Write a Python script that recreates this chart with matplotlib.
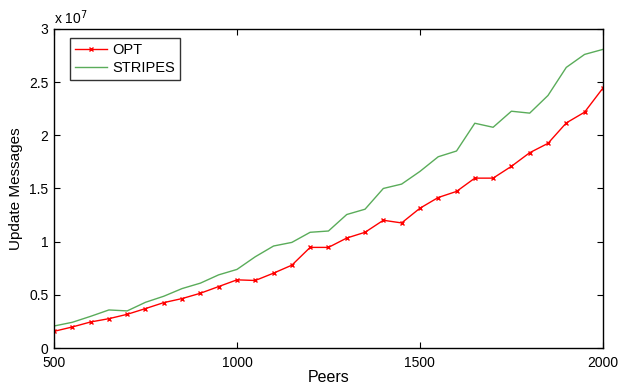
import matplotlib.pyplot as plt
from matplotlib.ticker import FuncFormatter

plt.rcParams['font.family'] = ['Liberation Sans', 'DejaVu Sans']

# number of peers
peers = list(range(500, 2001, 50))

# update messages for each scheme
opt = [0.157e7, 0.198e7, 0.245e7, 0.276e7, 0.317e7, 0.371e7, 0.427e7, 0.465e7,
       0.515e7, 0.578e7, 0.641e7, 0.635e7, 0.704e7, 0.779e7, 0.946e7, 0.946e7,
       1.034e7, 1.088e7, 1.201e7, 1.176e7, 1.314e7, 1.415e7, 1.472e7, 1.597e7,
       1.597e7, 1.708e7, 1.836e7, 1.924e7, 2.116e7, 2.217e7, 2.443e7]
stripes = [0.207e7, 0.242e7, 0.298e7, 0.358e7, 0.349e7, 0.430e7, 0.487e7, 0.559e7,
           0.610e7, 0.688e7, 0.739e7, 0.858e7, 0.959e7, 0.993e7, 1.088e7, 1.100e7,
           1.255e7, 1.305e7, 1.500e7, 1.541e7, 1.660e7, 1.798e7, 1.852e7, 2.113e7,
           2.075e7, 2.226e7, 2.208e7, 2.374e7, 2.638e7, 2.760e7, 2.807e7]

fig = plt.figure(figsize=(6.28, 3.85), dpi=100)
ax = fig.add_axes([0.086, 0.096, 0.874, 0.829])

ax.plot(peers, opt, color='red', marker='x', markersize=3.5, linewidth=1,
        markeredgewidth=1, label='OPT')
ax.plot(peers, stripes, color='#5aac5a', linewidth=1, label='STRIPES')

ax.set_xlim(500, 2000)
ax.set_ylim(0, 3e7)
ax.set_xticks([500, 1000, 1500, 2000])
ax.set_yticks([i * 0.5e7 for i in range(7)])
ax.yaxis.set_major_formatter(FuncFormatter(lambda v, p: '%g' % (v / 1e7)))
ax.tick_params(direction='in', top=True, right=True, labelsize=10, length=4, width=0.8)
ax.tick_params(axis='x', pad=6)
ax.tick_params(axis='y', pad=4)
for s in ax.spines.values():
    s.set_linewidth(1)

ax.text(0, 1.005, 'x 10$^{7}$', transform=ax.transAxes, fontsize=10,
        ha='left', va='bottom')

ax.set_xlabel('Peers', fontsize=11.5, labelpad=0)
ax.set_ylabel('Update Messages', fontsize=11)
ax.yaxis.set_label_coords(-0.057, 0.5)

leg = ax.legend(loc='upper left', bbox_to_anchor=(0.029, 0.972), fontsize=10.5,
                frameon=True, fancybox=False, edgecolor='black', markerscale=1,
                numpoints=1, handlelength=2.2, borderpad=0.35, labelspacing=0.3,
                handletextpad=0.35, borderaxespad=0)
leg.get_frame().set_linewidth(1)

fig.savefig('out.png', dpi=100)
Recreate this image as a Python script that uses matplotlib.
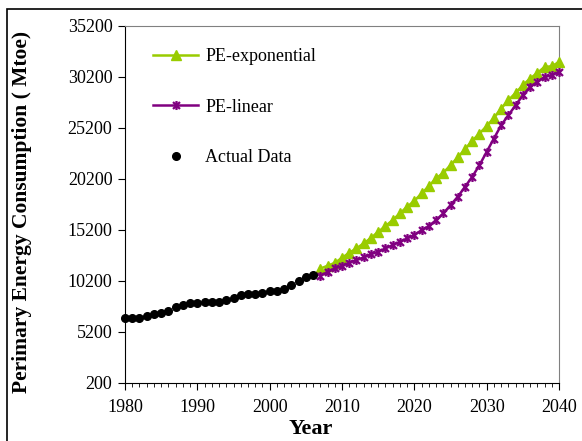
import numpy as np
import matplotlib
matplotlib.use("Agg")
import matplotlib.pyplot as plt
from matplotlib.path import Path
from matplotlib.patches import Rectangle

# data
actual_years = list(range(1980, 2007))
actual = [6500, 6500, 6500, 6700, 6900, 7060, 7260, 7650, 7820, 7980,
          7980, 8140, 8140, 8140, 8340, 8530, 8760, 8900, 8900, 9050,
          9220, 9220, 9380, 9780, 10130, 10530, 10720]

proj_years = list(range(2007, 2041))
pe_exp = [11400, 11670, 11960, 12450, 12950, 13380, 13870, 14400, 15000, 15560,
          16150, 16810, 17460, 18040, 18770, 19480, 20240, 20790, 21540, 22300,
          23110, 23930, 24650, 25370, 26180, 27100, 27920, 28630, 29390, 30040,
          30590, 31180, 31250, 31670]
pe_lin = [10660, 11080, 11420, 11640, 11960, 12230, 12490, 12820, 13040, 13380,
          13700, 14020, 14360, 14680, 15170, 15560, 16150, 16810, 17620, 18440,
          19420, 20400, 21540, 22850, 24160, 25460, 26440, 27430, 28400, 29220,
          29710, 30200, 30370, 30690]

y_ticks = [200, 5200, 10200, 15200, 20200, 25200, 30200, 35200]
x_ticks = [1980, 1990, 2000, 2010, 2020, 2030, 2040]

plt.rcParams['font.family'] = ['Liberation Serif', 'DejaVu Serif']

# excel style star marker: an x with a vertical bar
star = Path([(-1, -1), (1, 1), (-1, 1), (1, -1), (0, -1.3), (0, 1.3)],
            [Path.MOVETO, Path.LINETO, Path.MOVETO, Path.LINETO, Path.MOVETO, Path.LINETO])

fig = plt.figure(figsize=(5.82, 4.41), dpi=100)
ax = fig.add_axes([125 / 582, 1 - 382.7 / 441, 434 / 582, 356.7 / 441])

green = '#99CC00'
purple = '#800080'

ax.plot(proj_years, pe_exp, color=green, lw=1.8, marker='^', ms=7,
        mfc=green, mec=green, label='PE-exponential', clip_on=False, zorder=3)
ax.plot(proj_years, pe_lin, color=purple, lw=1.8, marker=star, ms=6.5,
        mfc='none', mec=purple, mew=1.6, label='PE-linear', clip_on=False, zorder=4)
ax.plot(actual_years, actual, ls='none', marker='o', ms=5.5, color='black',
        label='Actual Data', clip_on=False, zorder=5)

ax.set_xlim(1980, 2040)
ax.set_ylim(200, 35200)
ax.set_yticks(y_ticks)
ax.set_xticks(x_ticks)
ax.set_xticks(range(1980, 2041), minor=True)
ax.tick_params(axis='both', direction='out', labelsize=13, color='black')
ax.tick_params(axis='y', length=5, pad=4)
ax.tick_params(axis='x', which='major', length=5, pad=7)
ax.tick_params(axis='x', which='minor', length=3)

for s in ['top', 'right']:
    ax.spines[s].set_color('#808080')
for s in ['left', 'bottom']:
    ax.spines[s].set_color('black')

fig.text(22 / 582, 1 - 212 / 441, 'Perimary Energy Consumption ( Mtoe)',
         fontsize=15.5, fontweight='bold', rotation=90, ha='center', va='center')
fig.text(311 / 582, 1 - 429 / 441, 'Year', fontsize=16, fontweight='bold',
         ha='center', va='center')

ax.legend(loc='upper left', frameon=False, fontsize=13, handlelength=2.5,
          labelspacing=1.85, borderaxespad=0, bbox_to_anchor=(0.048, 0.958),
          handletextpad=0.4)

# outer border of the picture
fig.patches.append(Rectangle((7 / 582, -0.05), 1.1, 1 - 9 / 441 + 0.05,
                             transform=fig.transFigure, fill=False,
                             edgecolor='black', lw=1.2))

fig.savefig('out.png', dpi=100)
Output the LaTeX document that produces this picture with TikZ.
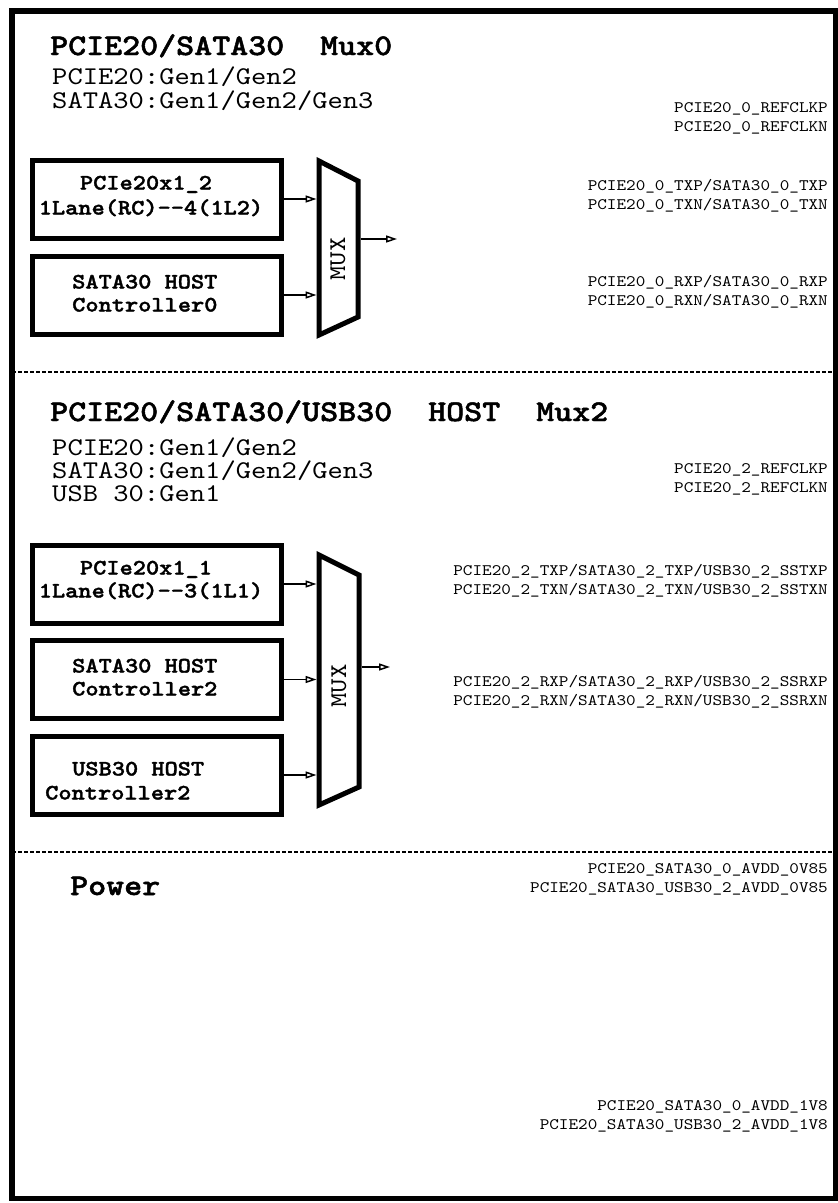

········

* **What to do**
Repeat, with no pictures, each line from the beginning of the data through the line containing "leg.get_frame().set_linewidth(1)", inclusive.

* **Full solution**
Write a Python script that recreates this chart with matplotlib.
import matplotlib.pyplot as plt
from matplotlib.ticker import FuncFormatter

plt.rcParams['font.family'] = ['Liberation Sans', 'DejaVu Sans']

# number of peers
peers = list(range(500, 2001, 50))

# update messages for each scheme
opt = [0.157e7, 0.198e7, 0.245e7, 0.276e7, 0.317e7, 0.371e7, 0.427e7, 0.465e7,
       0.515e7, 0.578e7, 0.641e7, 0.635e7, 0.704e7, 0.779e7, 0.946e7, 0.946e7,
       1.034e7, 1.088e7, 1.201e7, 1.176e7, 1.314e7, 1.415e7, 1.472e7, 1.597e7,
       1.597e7, 1.708e7, 1.836e7, 1.924e7, 2.116e7, 2.217e7, 2.443e7]
stripes = [0.207e7, 0.242e7, 0.298e7, 0.358e7, 0.349e7, 0.430e7, 0.487e7, 0.559e7,
           0.610e7, 0.688e7, 0.739e7, 0.858e7, 0.959e7, 0.993e7, 1.088e7, 1.100e7,
           1.255e7, 1.305e7, 1.500e7, 1.541e7, 1.660e7, 1.798e7, 1.852e7, 2.113e7,
           2.075e7, 2.226e7, 2.208e7, 2.374e7, 2.638e7, 2.760e7, 2.807e7]

fig = plt.figure(figsize=(6.28, 3.85), dpi=100)
ax = fig.add_axes([0.086, 0.096, 0.874, 0.829])

ax.plot(peers, opt, color='red', marker='x', markersize=3.5, linewidth=1,
        markeredgewidth=1, label='OPT')
ax.plot(peers, stripes, color='#5aac5a', linewidth=1, label='STRIPES')

ax.set_xlim(500, 2000)
ax.set_ylim(0, 3e7)
ax.set_xticks([500, 1000, 1500, 2000])
ax.set_yticks([i * 0.5e7 for i in range(7)])
ax.yaxis.set_major_formatter(FuncFormatter(lambda v, p: '%g' % (v / 1e7)))
ax.tick_params(direction='in', top=True, right=True, labelsize=10, length=4, width=0.8)
ax.tick_params(axis='x', pad=6)
ax.tick_params(axis='y', pad=4)
for s in ax.spines.values():
    s.set_linewidth(1)

ax.text(0, 1.005, 'x 10$^{7}$', transform=ax.transAxes, fontsize=10,
        ha='left', va='bottom')

ax.set_xlabel('Peers', fontsize=11.5, labelpad=0)
ax.set_ylabel('Update Messages', fontsize=11)
ax.yaxis.set_label_coords(-0.057, 0.5)

leg = ax.legend(loc='upper left', bbox_to_anchor=(0.029, 0.972), fontsize=10.5,
                frameon=True, fancybox=False, edgecolor='black', markerscale=1,
                numpoints=1, handlelength=2.2, borderpad=0.35, labelspacing=0.3,
                handletextpad=0.35, borderaxespad=0)
leg.get_frame().set_linewidth(1)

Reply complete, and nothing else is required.